Practical migration or augmentation with SPE modules involves:

• K-nearest neighbor graph construction for each centroid (K ≈ 16).
• Per-neighbor computation of relative position, inverse-distance weighting, and angular code.
• Channel-wise MLP transformation to yield spatial code $G(p_i)$.
• In SEAP pooling, derive softmax attention weights from $G(p_i)$, pool semantic MLP outputs, inject G-informed max branch.
• Merge SEAP outputs via per-point convolution, MLP, and residual structure.

Recommended hyperparameters:

• Training: 100 epochs, Adam optimizer, initial learning rate 0.01, 5% decay per epoch.
• Infrastructure: TensorFlow, NVIDIA RTX4090 GPU.

This blueprint enables SPE to be retrofitted into nearly any point-based network, conferring sharp boundary resolution and measurably increased mIoU with minimal architectural change.

6. Broader Context and Related Methodologies

The SPE paradigm embodied by ELSE and SEAP aligns conceptually with recent advances in spatial encoding for point cloud segmentation and boundary localization.

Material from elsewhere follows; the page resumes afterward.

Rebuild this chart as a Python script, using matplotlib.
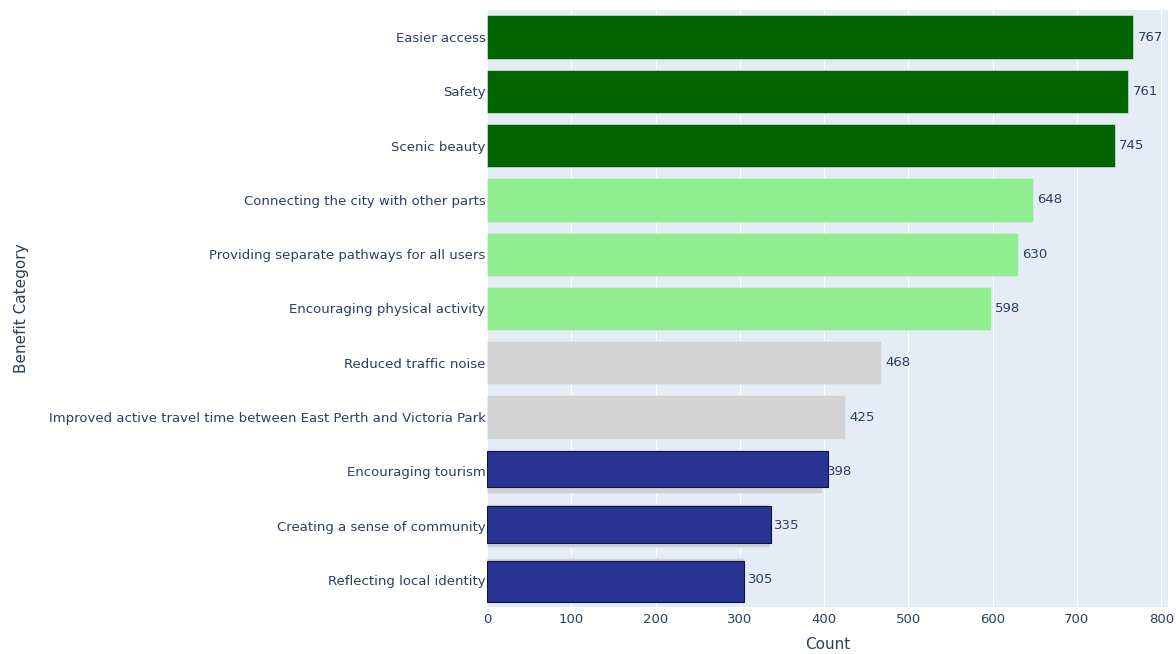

Key relationships include:

• Rotation-robust position encodings (SPE-Net) (Qiu et al., 2022), which extend spatial inter-correlation by dynamically attending to rotation-invariant, axis-invariant, and coordinate-difference encodings.
• Adaptive pooling and attention mechanisms found in hierarchical transformers and multi-task cross-attention modules for monocular spatial perception (Udugama et al., 20 Oct 2025).
• Modular feature mixing and pooling strategies designed for plug-and-play integration into established pipelines, echoing the SPE block's minimal dependency on bespoke network architectures.

The distinctive aspect of SIESEF-FusionNet’s SPE lies in joint exploitation of inverse-distance proximity, triaxial angular codes, and semantic adaptation, each rigorously grounded in empirical ablation and cross-network transfer validation.

7. Concluding Significance and Future Directions

The deployment of SPE modules marks a significant advance in the fine-grained segmentation, robust spatial reasoning, and flexible architectural augmentation of point cloud and multimodal neural frameworks. Quantitative gains in semantic segmentation—particularly in complex classes or regions with ambiguous boundaries—underscore the utility of explicit spatial encoding and context-aware fusion. A plausible implication is that the general SPE blueprint (distance weighting, angular compensation, adaptive pooling) may generalize to other spatial reasoning tasks, including object detection, navigation, and anomaly localization, provided appropriate domain-specific adaptations. Further work may investigate the extension of SPE principles across higher-dimensional sensor streams or integration with learned geometric priors for enhanced spatial reasoning.